|Name:||Algorithms & Analysis(3) Optimizing the Scalable Direct Eigenvalue Solver ELPA on State-of-the-Art x86 Architectures|
|Time:||Monday, June 17, 2013
1:35 PM - 1:40 PM
|Room:||Multi-Purpose Area 4 (MPA 4)
CCL - Congress Center Leipzig
|Speakers:||Alexander Heinecke, TU München|
|Abstract:||ELPA is a new and efficient distributed parallel direct eigenvalue solver for symmetric matrices. It contains both, an improved one-step ScaLAPACK solver (ELPA1) and a tow-step solver called ELPA2. In both cases ELPA employs a ScaLAPACK memory layout. In case of ELPA1 basically the same algorithmic structure as in ScaLAPACK is used (tridiagonalization through Householder transformation, solving the eigenvalue problem, backtransformation of eigenvectors) but for ELPA2 the tridiagonalization is replaced by a two step variant. It derives a banded shaped matrix from the original dense matrix which is afterwards transformed to a tridiagonal matrix. Doing so higher scalability can be achieved what results in total in a shorter time to solution.

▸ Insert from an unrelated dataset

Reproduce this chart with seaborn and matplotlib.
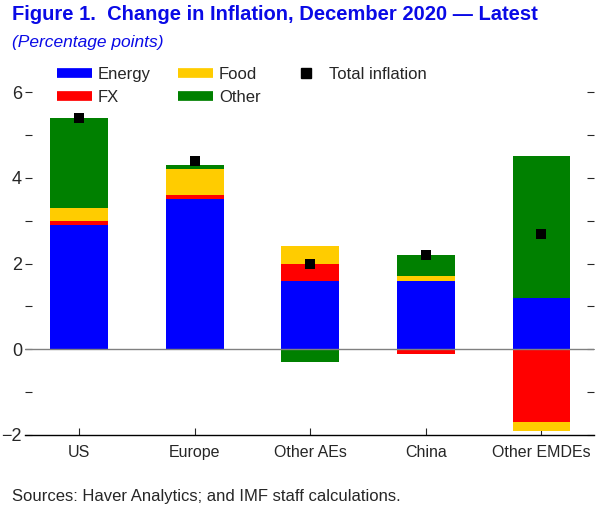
import pandas as pd
import matplotlib
matplotlib.use("Agg")
import matplotlib.pyplot as plt
from matplotlib.lines import Line2D
from matplotlib.ticker import MultipleLocator
import seaborn as sns

# data (percentage points)
regions = ['US', 'Europe', 'Other AEs', 'China', 'Other EMDEs']
energy = [2.9, 3.5, 1.6, 1.6, 1.2]
fx = [0.1, 0.1, 0.4, -0.1, -1.7]
food = [0.3, 0.6, 0.4, 0.1, -0.2]
other = [2.1, 0.1, -0.3, 0.5, 3.3]
total = [5.4, 4.4, 2.0, 2.2, 2.7]

components = {'Energy': energy, 'FX': fx, 'Food': food, 'Other': other}
colors = {'Energy': '#0000FF', 'FX': '#FF0000', 'Food': '#FFCC00', 'Other': '#008000'}

sns.set_style('white')
plt.rcParams['font.family'] = ['Liberation Sans', 'DejaVu Sans']

fig = plt.figure(figsize=(6.05, 5.16), dpi=100)
ax = fig.add_axes([0.041, 0.157, 0.94, 0.731])

# stack positives upwards and negatives downwards
pos_base = [0.0] * len(regions)
neg_base = [0.0] * len(regions)
for name, vals in components.items():
    bottoms = []
    for i, v in enumerate(vals):
        if v >= 0:
            bottoms.append(pos_base[i])
            pos_base[i] += v
        else:
            bottoms.append(neg_base[i])
            neg_base[i] += v
    sns.barplot(x=regions, y=vals, bottom=bottoms, color=colors[name],
                width=0.5, saturation=1, linewidth=0, ax=ax)

sns.scatterplot(x=regions, y=total, marker='s', s=55, color='black',
                edgecolor='black', linewidth=0, zorder=5, ax=ax)

ax.axhline(0, color='#808080', lw=1, zorder=1)
ax.set_ylim(-2, 6.8)
ax.set_xlim(-0.47, 4.45)
ax.yaxis.set_major_locator(MultipleLocator(2))
ax.yaxis.set_minor_locator(MultipleLocator(1))
ax.set_yticks([-2, 0, 2, 4, 6])
ax.set_yticklabels(['\u22122', '0', '2', '4', '6'])
ax.tick_params(axis='y', which='both', direction='in', left=True, right=True,
               length=5, width=0.8, labelsize=13, pad=2)
ax.tick_params(axis='x', direction='in', bottom=True, length=5, width=0.8,
               labelsize=11.5, pad=7)
for s in ['top', 'left', 'right']:
    ax.spines[s].set_visible(False)
ax.spines['bottom'].set_color('black')
ax.spines['bottom'].set_linewidth(1)
ax.set_xlabel('')
ax.set_ylabel('')

handles = [Line2D([0], [0], color=colors[n], lw=7, solid_capstyle='butt')
           for n in ['Energy', 'FX', 'Food', 'Other']]
handles.append(Line2D([0], [0], color='black', marker='s', ms=7, lw=0))
labels = ['Energy', 'FX', 'Food', 'Other', 'Total inflation']
ax.legend(handles, labels, ncol=3, frameon=False, fontsize=12,
          loc='upper left', bbox_to_anchor=(0.03, 1.015), handlelength=2.1,
          columnspacing=1.65, handletextpad=0.35, labelspacing=0.45)

fig.text(0.02, 0.972, 'Figure 1.  Change in Inflation, December 2020 \u2014 Latest',
         fontsize=14.5, fontweight='bold', color='#0A0AE6', va='center')
fig.text(0.02, 0.918, '(Percentage points)', fontsize=12.5, style='italic',
         color='#0A0AE6', va='center')
fig.text(0.02, 0.037, 'Sources: Haver Analytics; and IMF staff calculations.',
         fontsize=12, va='center')

fig.savefig('out.png', dpi=100)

However, due to the two-step tridiagonalization also two-step backtransformation of the eigenvectors is required. Both steps are compute-bound but cannot be formulated by using Level 3 BLAS routines. Therefore custom hardware-aware kernels were implemented which supports Intel's Sandy Bridge architecture and as well AMD's Bulldozer architecture. Here we make use of the new AVX vector extensions and in case
of Bulldozer fused-multiply-adds.
The poster presents a systematic performance analysis of ELPA on SuperMUC (a 3 PFLOPS Sandy Bridge Cluster) and a 1024 core AMD Bulldozer cluster. We test both, real and complex datatypes, and compare ELPA's performance to the corresponding PDSYEVD and PZHEEVD routines taken from ScaLAPACK.